On the implications of the false piracy claim against Nigeria, the Navy said “this action of MT HEROIC IDUN is capable of denting the international image of Nigeria, and also making nonsense of the gains recorded by the country’s security agencies in the maritime sector. 

“It is on record that Nigeria has not recorded a pirate attack in her maritime environment over the last year (since 2021). Note that Nigeria was also struck off the list of piracy-prone countries by the International Maritime Bureau in March 2022.

“The false claim can equally impact negatively on insurance premium fees for vessels coming into the country. This would ultimately affect prices of goods imported into the country and by extension the lives of ordinary Nigerians”. 

The Navy said: “Everything necessary must therefore be done to successfully return MT HEROIC IDUN from Equatorial Guinea to Nigeria for the owners, Messrs Idun Maritime, to answer any charges brought against the vessel or otherwise clear her name. This would indeed send a strong message to any collaborators involved in crude oil theft in Nigeria, and the international community at large. 

“If the vessel is found innocent, it will be released. If it is found guilty of breaking the laws of Nigeria, the appropriate sanctions will be enforced, to send a strong message of deterrence. 

“It is important for the Nigerian Government to sustain its anti-crude oil theft efforts/operations for the prosperity of Nigeria as well as national security objectives,” the Navy explained. 

The Navy maintained that “it is thus necessary to resist any pressure from internal or international collaborators in the matters of crude oil theft or any matters allied. The government of the citizens of the sailors onboard the vessel – India, Sri Lanka, Philippines, and Poland – would do the same. 

“It is important to stress that Nigeria has followed due process in its handling of this entire incident, and will continue to abide by the principles of due process and fair and transparent investigations”.  

The Navy recalled that the vessel entered Nigerian waters, specifically the Akpo Oilfield, deep offshore Bonny, a joint venture operated by Total Energies EP, to load crude oil at about midnight on August 7, 2022. 

It said the vessel was duly accosted by a Nigerian Navy (NN) ship on patrol on August 8, 2022 (shortly after midnight) for not having due NNPC approval and naval clearance. 

“It must be pointed out that at the time it was accosted, it had not lifted any crude oil from the oilfield, and it also subsequently did not lift any Nigerian oil. It however stands accused of breaking the laws of Nigeria in other ways.

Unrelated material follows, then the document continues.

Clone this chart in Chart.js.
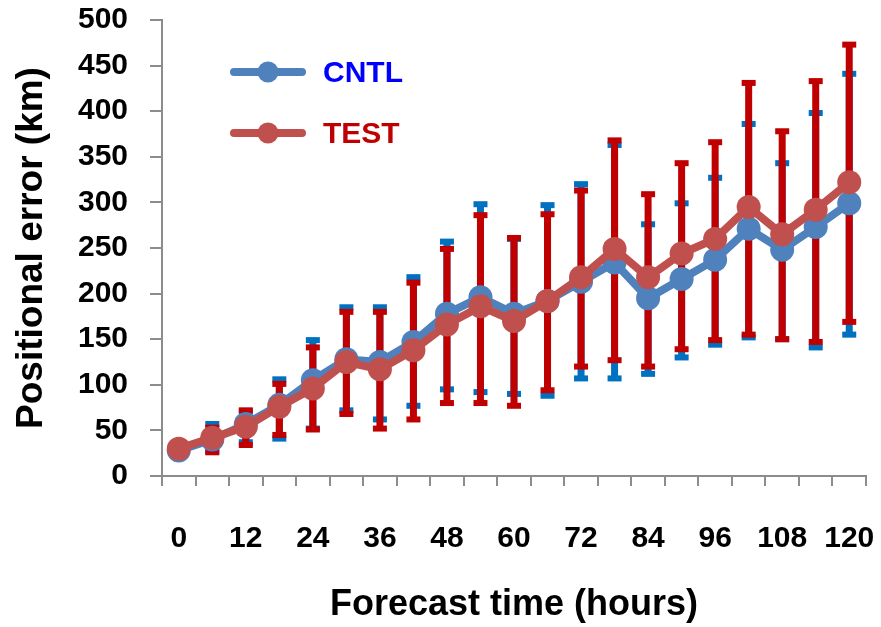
<!DOCTYPE html>
<html>
<head>
<meta charset="utf-8">
<script src="https://cdn.jsdelivr.net/npm/chart.js@4.4.0/dist/chart.umd.min.js"></script>
<style>
html,body{margin:0;padding:0;background:#fff;}
#wrap{width:881px;height:627px;position:relative;}
</style>
</head>
<body>
<div id="wrap"><canvas id="c" width="881" height="627"></canvas></div>
<script>
const hours = ['0','6','12','18','24','30','36','42','48','54','60','66','72','78','84','90','96','102','108','114','120'];
const cntl = [28,40,57,78,105,128,125,147,178,196,178,192,213,234,195,216,237,271,248,273,299];
const test = [30,42,54,76,96,125,117,138,166,186,170,192,218,249,218,244,260,295,265,292,322];
const cntlHigh = [28,57,71,106,149,185,185,218,257,298,260,297,320,363,276,299,327,386,343,398,441];
const cntlLow  = [28,27,37,41,52,72,62,77,95,92,90,88,107,107,112,130,144,152,150,141,155];
const testHigh = [30,53,72,101,141,180,180,212,249,286,261,287,313,368,309,343,366,431,378,433,473];
const testLow  = [30,26,34,45,51,68,52,62,80,80,77,94,120,127,120,139,149,155,150,147,169];
const yTicks = [0,50,100,150,200,250,300,350,400,450,500];

const BLUE = '#4F81BD', RED = '#C0504D';
const BLUE_ERR = '#0070C0', RED_ERR = '#C00000';

const errorBars = {
  id: 'errorBars',
  beforeDatasetsDraw(chart) {
    const ctx = chart.ctx;
    const xs = chart.scales.x, ys = chart.scales.y;
    const sets = [[cntlLow, cntlHigh, BLUE_ERR], [testLow, testHigh, RED_ERR]];
    ctx.save();
    sets.forEach(([lo, hi, col]) => {
      ctx.strokeStyle = col; ctx.fillStyle = col;
      for (let i = 0; i < hours.length; i++) {
        if (lo[i] === hi[i]) continue;
        const x = xs.getPixelForValue(i);
        const y1 = ys.getPixelForValue(lo[i]);
        const y2 = ys.getPixelForValue(hi[i]);
        ctx.lineWidth = 7;
        ctx.beginPath(); ctx.moveTo(x, y1); ctx.lineTo(x, y2); ctx.stroke();
        ctx.fillRect(x - 7, y1 - 3, 14, 6);
        ctx.fillRect(x - 7, y2 - 3, 14, 6);
      }
    });
    ctx.restore();
  }
};

const legendPlugin = {
  id: 'customLegend',
  afterDraw(chart) {
    const ctx = chart.ctx;
    const items = [['CNTL', BLUE, '#0000FF', 72], ['TEST', RED, '#C00000', 133]];
    ctx.save();
    items.forEach(([txt, lc, tc, y]) => {
      ctx.strokeStyle = lc; ctx.lineWidth = 8; ctx.lineCap = 'round';
      ctx.beginPath(); ctx.moveTo(234, y); ctx.lineTo(302, y); ctx.stroke();
      ctx.fillStyle = lc;
      ctx.beginPath(); ctx.arc(268, y, 10.5, 0, Math.PI * 2); ctx.fill();
      ctx.fillStyle = tc;
      ctx.font = 'bold 30px "Liberation Sans", Arial, sans-serif';
      ctx.textBaseline = 'middle';
      ctx.textAlign = 'left';
      ctx.fillText(txt, 323, y + 2);
    });
    ctx.restore();
  }
};

new Chart(document.getElementById('c'), {
  type: 'line',
  data: {
    labels: hours,
    datasets: [
      { label: 'CNTL', data: cntl, borderColor: BLUE, backgroundColor: BLUE, borderWidth: 8,
        pointRadius: 12, pointBorderWidth: 0, pointBackgroundColor: BLUE, pointHoverRadius: 12, order: 2 },
      { label: 'TEST', data: test, borderColor: RED, backgroundColor: RED, borderWidth: 8,
        pointRadius: 12, pointBorderWidth: 0, pointBackgroundColor: RED, pointHoverRadius: 12, order: 1 }
    ]
  },
  options: {
    responsive: false,
    animation: false,
    events: [],
    layout: { padding: { top: 20, right: 15, left: 0, bottom: 0 } },
    plugins: { legend: { display: false }, tooltip: { enabled: false } },
    scales: {
      x: {
        type: 'category',
        offset: true,
        grid: { offset: true, drawOnChartArea: false, drawTicks: true, tickLength: 10, color: '#8C8C8C', lineWidth: 2 },
        border: { display: true, color: '#8C8C8C', width: 2 },
        ticks: {
          autoSkip: false, maxRotation: 0, minRotation: 0, padding: 35, color: '#000',
          font: { family: '"Liberation Sans", Arial, sans-serif', weight: 'bold', size: 30 },
          callback: function(v, i) { return (i % 2 === 0) ? hours[i] : ''; }
        },
        title: { display: true, text: 'Forecast time (hours)', color: '#000',
          font: { family: '"Liberation Sans", Arial, sans-serif', weight: 'bold', size: 36 },
          padding: { top: 0, bottom: 0 } },
        afterFit(scale) { scale.height = 151; scale.paddingLeft = 0; scale.paddingRight = 0; }
      },
      y: {
        min: 0, max: 500,
        afterBuildTicks(scale) { scale.ticks = yTicks.map(v => ({ value: v })); },
        grid: { drawOnChartArea: false, drawTicks: true, tickLength: 12, color: '#8C8C8C', lineWidth: 2 },
        border: { display: true, color: '#8C8C8C', width: 2 },
        ticks: { padding: 22, color: '#000',
          font: { family: '"Liberation Sans", Arial, sans-serif', weight: 'bold', size: 30 } },
        title: { display: true, text: 'Positional error (km)', color: '#000',
          font: { family: '"Liberation Sans", Arial, sans-serif', weight: 'bold', size: 37 },
          padding: { top: 10, bottom: 0 } },
        afterFit(scale) { scale.width = 162; scale.paddingTop = 0; scale.paddingBottom = 0; }
      }
    }
  },
  plugins: [errorBars, legendPlugin]
});
</script>
</body>
</html>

“The vessel, following its initial encounter with the Nigerian law enforcement, subsequently sailed out of Nigeria’s waters towards the Nigeria-Sao Tome & Principe Joint Development Zone and into the Equatorial Guinea EEZ, seeking to flee. (The Captain of MT HEROIC IDUN would later claim he was told by the ship’s agent not to obey any directive from the Nigerian authorities).

“The vessel thereafter raised a false international piracy alarm of being under attack by the NN ship. It is instructive to note that this is the same ship MT HEROIC IDUN had earlier had contact with and communicated with, which she later referred to as a pirate ship. 

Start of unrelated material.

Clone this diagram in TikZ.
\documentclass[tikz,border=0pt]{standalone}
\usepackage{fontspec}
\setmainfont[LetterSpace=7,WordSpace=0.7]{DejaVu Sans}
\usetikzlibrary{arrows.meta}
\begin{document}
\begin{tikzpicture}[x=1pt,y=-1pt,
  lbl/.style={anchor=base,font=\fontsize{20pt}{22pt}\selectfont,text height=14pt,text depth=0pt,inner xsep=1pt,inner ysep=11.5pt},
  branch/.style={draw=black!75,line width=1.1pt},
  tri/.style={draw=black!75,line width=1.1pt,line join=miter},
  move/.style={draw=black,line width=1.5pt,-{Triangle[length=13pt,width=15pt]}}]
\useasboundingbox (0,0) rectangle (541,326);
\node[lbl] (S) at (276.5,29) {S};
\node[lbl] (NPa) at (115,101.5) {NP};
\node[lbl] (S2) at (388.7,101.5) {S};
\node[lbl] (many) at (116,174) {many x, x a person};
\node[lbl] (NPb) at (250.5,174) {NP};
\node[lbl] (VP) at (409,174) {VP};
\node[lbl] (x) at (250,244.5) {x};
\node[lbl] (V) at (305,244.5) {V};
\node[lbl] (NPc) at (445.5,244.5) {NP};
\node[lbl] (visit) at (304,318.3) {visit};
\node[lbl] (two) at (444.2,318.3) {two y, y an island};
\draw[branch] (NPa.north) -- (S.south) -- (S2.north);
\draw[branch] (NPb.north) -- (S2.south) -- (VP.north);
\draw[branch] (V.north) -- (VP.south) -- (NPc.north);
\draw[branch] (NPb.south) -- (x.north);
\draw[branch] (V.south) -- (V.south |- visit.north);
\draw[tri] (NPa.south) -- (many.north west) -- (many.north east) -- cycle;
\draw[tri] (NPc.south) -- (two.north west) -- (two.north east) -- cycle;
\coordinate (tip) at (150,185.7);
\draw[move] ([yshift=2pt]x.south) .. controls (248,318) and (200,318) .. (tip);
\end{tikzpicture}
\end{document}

“Nigerian authorities later made contact with the Equatorial Guinea Navy (EGN), and based on the exchange of information, the vessel was arrested by the Equatorial Guinea Navy on August 10, 2022”,  the Navy explained.

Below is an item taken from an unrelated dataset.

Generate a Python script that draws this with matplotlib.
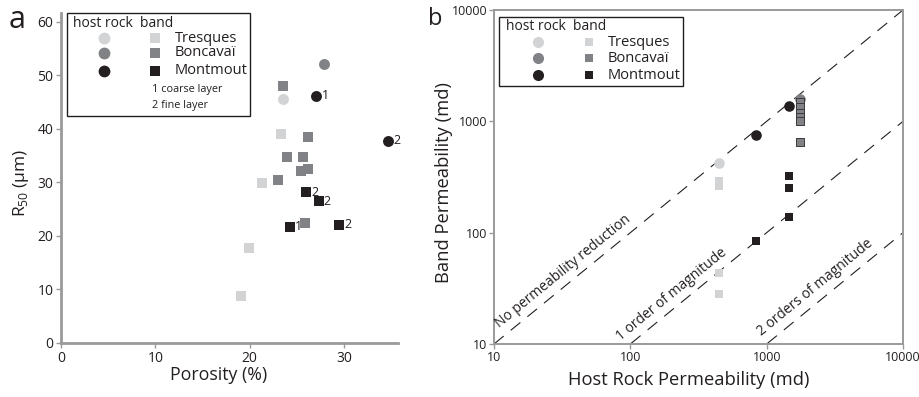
import numpy as np
import matplotlib
matplotlib.use('Agg')
import matplotlib.pyplot as plt
from matplotlib.patches import Rectangle

plt.rcParams['font.family'] = ['Open Sans', 'DejaVu Sans']
plt.rcParams['mathtext.fontset'] = 'custom'
plt.rcParams['mathtext.rm'] = 'Open Sans'
plt.rcParams['lines.scale_dashes'] = False

# Colours for the three sites
c_tres = '#d1d3d4'
c_bonc = '#808285'
c_mont = '#231f20'
txt_col = '#231f20'
spine_col = '#9a9a9a'

# ---- panel a: porosity (%) vs R50 (um)
tres_host_por = [23.5]
tres_host_r50 = [45.6]
tres_band_por = [23.3, 21.3, 19.9, 19.1]
tres_band_r50 = [39.1, 29.9, 17.8, 8.8]

bonc_host_por = [27.9]
bonc_host_r50 = [52.1]
bonc_band_por = [23.5, 26.2, 23.9, 25.6, 25.4, 26.2, 23.0, 25.8]
bonc_band_r50 = [48.0, 38.5, 34.8, 34.8, 32.1, 32.5, 30.5, 22.4]

mont_host_por = [27.0, 34.6]
mont_host_r50 = [46.2, 37.8]
mont_host_layer = ['1', '2']
mont_band_por = [26.0, 27.3, 24.3, 29.5]
mont_band_r50 = [28.2, 26.5, 21.7, 22.1]
mont_band_layer = ['2', '2', '1', '2']

# ---- panel b: host rock permeability vs band permeability (md)
tres_host_k = [450]
tres_host_kb = [420]
tres_band_k = [450, 450, 450, 450]
tres_band_kb = [290, 262, 43, 28]

bonc_host_k = [1760]
bonc_host_kb = [1580]
bonc_band_k = [1760, 1760, 1760, 1760, 1760, 1760]
bonc_band_kb = [1480, 1340, 1200, 1090, 1000, 650]

mont_host_k = [1460, 830]
mont_host_kb = [1360, 750]
mont_band_k = [1460, 1460, 1460, 830]
mont_band_kb = [320, 250, 138, 84]

# reference lines: band = host / ratio
line_host = [10, 10000]
ratios = [1, 10, 100]
line_labels = ['No permeability reduction', '1 order of magnitude', '2 orders of magnitude']

sites = ['Tresques', 'Boncavaï', 'Montmout']
site_cols = [c_tres, c_bonc, c_mont]

fig = plt.figure(figsize=(9.19, 3.97), dpi=100)
axa = fig.add_axes([61/919, 1-343/397, 337/919, 330.3/397])
axb = fig.add_axes([494/919, 1-344/397, 409/919, 334/397])


def draw_key(ax, box, head, cx, sx, nx, rows, fs, ms_c, ms_s, notes=None):
    # hand-made key: header, circle column, square column, names
    ax.add_patch(Rectangle((box[0], box[1]), box[2]-box[0], box[3]-box[1],
                           transform=ax.transAxes, facecolor='white',
                           edgecolor=txt_col, lw=1.0, clip_on=False, zorder=6))
    ax.text(head[0], head[1], 'host rock  band', transform=ax.transAxes,
            fontsize=10, color=txt_col, va='center', ha='left', zorder=7)
    for y, name, col in zip(rows, sites, site_cols):
        ax.plot([cx], [y], 'o', color=col, ms=ms_c, mew=0, transform=ax.transAxes,
                clip_on=False, zorder=7)
        ax.plot([sx], [y], 's', color=col, ms=ms_s, mew=0, transform=ax.transAxes,
                clip_on=False, zorder=7)
        ax.text(nx, y, name, transform=ax.transAxes, fontsize=fs, color=txt_col,
                va='center', ha='left', zorder=7)
    if notes:
        for x, y, t in notes:
            ax.text(x, y, t, transform=ax.transAxes, fontsize=7.8, color=txt_col,
                    va='center', ha='left', zorder=7)


# ---------------- panel a
sa_c, sa_s = 62, 44
axa.scatter(tres_band_por, tres_band_r50, marker='s', s=sa_s, color=c_tres, lw=0, zorder=3)
axa.scatter(bonc_band_por, bonc_band_r50, marker='s', s=sa_s, color=c_bonc, lw=0, zorder=3)
axa.scatter(mont_band_por, mont_band_r50, marker='s', s=sa_s, color=c_mont, lw=0, zorder=3)
axa.scatter(tres_host_por, tres_host_r50, marker='o', s=sa_c, color=c_tres, lw=0, zorder=3)
axa.scatter(bonc_host_por, bonc_host_r50, marker='o', s=sa_c, color=c_bonc, lw=0, zorder=3)
axa.scatter(mont_host_por, mont_host_r50, marker='o', s=sa_c, color=c_mont, lw=0, zorder=3)
for x, y, t in zip(mont_host_por, mont_host_r50, mont_host_layer):
    axa.annotate(t, (x, y), xytext=(4.5, 0), textcoords='offset points',
                 fontsize=9, color=txt_col, va='center', ha='left')
for x, y, t in zip(mont_band_por, mont_band_r50, mont_band_layer):
    axa.annotate(t, (x, y), xytext=(3.5, 0), textcoords='offset points',
                 fontsize=9, color=txt_col, va='center', ha='left')

axa.set_xlim(0, 35.7)
axa.set_ylim(0, 61.7)
axa.set_xticks([0, 10, 20, 30])
axa.set_yticks([0, 10, 20, 30, 40, 50, 60])
for s in ['top', 'right']:
    axa.spines[s].set_visible(False)
for s in ['left', 'bottom']:
    axa.spines[s].set_color(spine_col)
    axa.spines[s].set_linewidth(2.0)
axa.tick_params(direction='out', length=3.5, width=1.0, color=spine_col,
                labelsize=10, labelcolor=txt_col, pad=2)
axa.set_xlabel('Porosity (%)', fontsize=12.8, color=txt_col)
axa.xaxis.set_label_coords(0.469, -0.097)
axa.xaxis.label.set_va('center')
axa.set_ylabel('R$_{50}$ (µm)', fontsize=12.5, color=txt_col)
axa.yaxis.set_label_coords(-0.119, 0.484)
axa.yaxis.label.set_va('center')

draw_key(axa, box=(0.0178, 0.6863, 0.5608, 1.0), head=(0.0356, 0.9688),
         cx=0.1276, sx=0.2789, nx=0.3383, rows=[0.9234, 0.878, 0.8235],
         fs=10.5, ms_c=8.5, ms_s=6.8,
         notes=[(0.27, 0.766, '1 coarse layer'), (0.27, 0.7205, '2 fine layer')])

# ---------------- panel b
sb_c, sb_s = 58, 38
axb.set_xscale('log')
axb.set_yscale('log')
axb.set_xlim(10, 10000)
axb.set_ylim(10, 10000)

for r in ratios:
    axb.plot(line_host, [h / r for h in line_host], color=c_mont, lw=0.8,
             dashes=(9, 6.5), zorder=2)

axb.scatter(tres_host_k, tres_host_kb, marker='o', s=sb_c, color=c_tres, lw=0, zorder=3)
axb.scatter(bonc_host_k, bonc_host_kb, marker='o', s=sb_c, color=c_bonc, lw=0, zorder=3)
axb.scatter(mont_host_k, mont_host_kb, marker='o', s=sb_c, color=c_mont, lw=0, zorder=3)
axb.scatter(tres_band_k, tres_band_kb, marker='s', s=sb_s, color=c_tres, lw=0, zorder=4)
axb.scatter(bonc_band_k, bonc_band_kb, marker='s', s=sb_s, color=c_bonc,
            edgecolor='#3a3a3a', lw=0.7, zorder=4)
axb.scatter(mont_band_k, mont_band_kb, marker='s', s=sb_s, color=c_mont, lw=0, zorder=4)

# labels along the dashed lines
p1 = axb.transData.transform((10, 10))
p2 = axb.transData.transform((10000, 10000))
ang = np.degrees(np.arctan2(p2[1] - p1[1], p2[0] - p1[0]))
ca, sa = np.cos(np.radians(ang)), np.sin(np.radians(ang))
anchors = [(10, 14), (100, -6), (1000, 1)]
perp = 9
for r, t, (x0, along) in zip(ratios, line_labels, anchors):
    dx = along * ca - perp * sa
    dy = along * sa + perp * ca
    axb.annotate(t, (x0, x0 / r), xytext=(dx, dy), textcoords='offset pixels',
                 rotation=ang, rotation_mode='anchor', ha='left', va='baseline',
                 fontsize=10, color=txt_col, annotation_clip=False)

ticks_b = [10, 100, 1000, 10000]
axb.set_xticks(ticks_b)
axb.set_xticklabels([str(t) for t in ticks_b])
axb.set_yticks(ticks_b)
axb.set_yticklabels([str(t) for t in ticks_b])
axb.minorticks_off()
for s in axb.spines.values():
    s.set_color(spine_col)
    s.set_linewidth(1.4)
axb.tick_params(direction='out', length=3.5, width=1.0, color=spine_col,
                labelsize=9, labelcolor=txt_col, pad=1.5)
axb.set_xlabel('Host Rock Permeability (md)', fontsize=13.2, color=txt_col)
axb.xaxis.set_label_coords(0.4755, -0.108)
axb.xaxis.label.set_va('center')
axb.set_ylabel('Band Permeability (md)', fontsize=13.2, color=txt_col)
axb.yaxis.set_label_coords(-0.122, 0.482)
axb.yaxis.label.set_va('center')

draw_key(axb, box=(0.0122, 0.7725, 0.4621, 0.979), head=(0.0293, 0.952),
         cx=0.1076, sx=0.2323, nx=0.2787, rows=[0.904, 0.856, 0.805],
         fs=10.5, ms_c=8.0, ms_s=6.3)

fig.text(9/919, 1-28/397, 'a', fontsize=22, color=txt_col, va='baseline', ha='left')
fig.text(428/919, 1-25/397, 'b', fontsize=17, color=txt_col, va='baseline', ha='left')

fig.savefig('out.png', dpi=100)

The Nigerian Navy further explained that “there was no need for the Nigerian Navy to pursue the fleeing ship, or forcefully attempt to arrest it, because there is a robust regional security architecture that could be depended on to ensure that the ship is held accountable. This is what was successfully done. Credit should go to the ‘Yaoundé Architecture’, as it is known, for enabling this seamless security cooperation. 

“Equatorial Guinea is a friendly neighbouring country, located like Nigeria in the Gulf of Guinea (GoG). The country belongs to GoG Maritime Zone D along with Gabon, Sao Tome and Principe as well as Cameroon, while Nigeria belongs to Zone E along with Benin, Togo and Niger”, it said. 

“Both Nigeria and Equatorial Guinea are signatories to the Code of Conduct concerning the Repression of Piracy, Armed Robbery against Ships and Illicit Maritime Activity in West and Central Africa of 2013 commonly referred to as the ‘Yaounde Code of Conduct. 

“The Code is backed by appropriate UN Security Council Resolutions and provides the platform for information sharing as well as coordination amongst signatories. This includes handover of vessels or persons suspected to have committed offences in each other’s States”, it said. 

Meanwhile, two other oil vessels, MT Vivit Arabia and MT Trinity Arrow recently attempted to load LNG without authorisation but were intercepted by the Nigerian Navy.

In a chat with THISDAY, Director of Information and Public Relations of the Nigerian Navy, Commodore Kayode Ayo-Vaughan, said the two vessels were intercepted while attempting to load crude without clearance.

The spokesman said MT Trinity Arrow, was apprehended on July 11, 2022, while MT Vivit Arabia was intercepted on July 12, 2022, at the Bonny Terminal.

“Two vessels mentioned by the CNS, MT Vivit Arabia attempted to load gas in Bonny without authorisation.

“Another vessel, MT Trinity Arrow attempted to load in Bonny but was intercepted. The tankers are not on the list of vessels to load gas. They were there without consent and authorisation,” he added.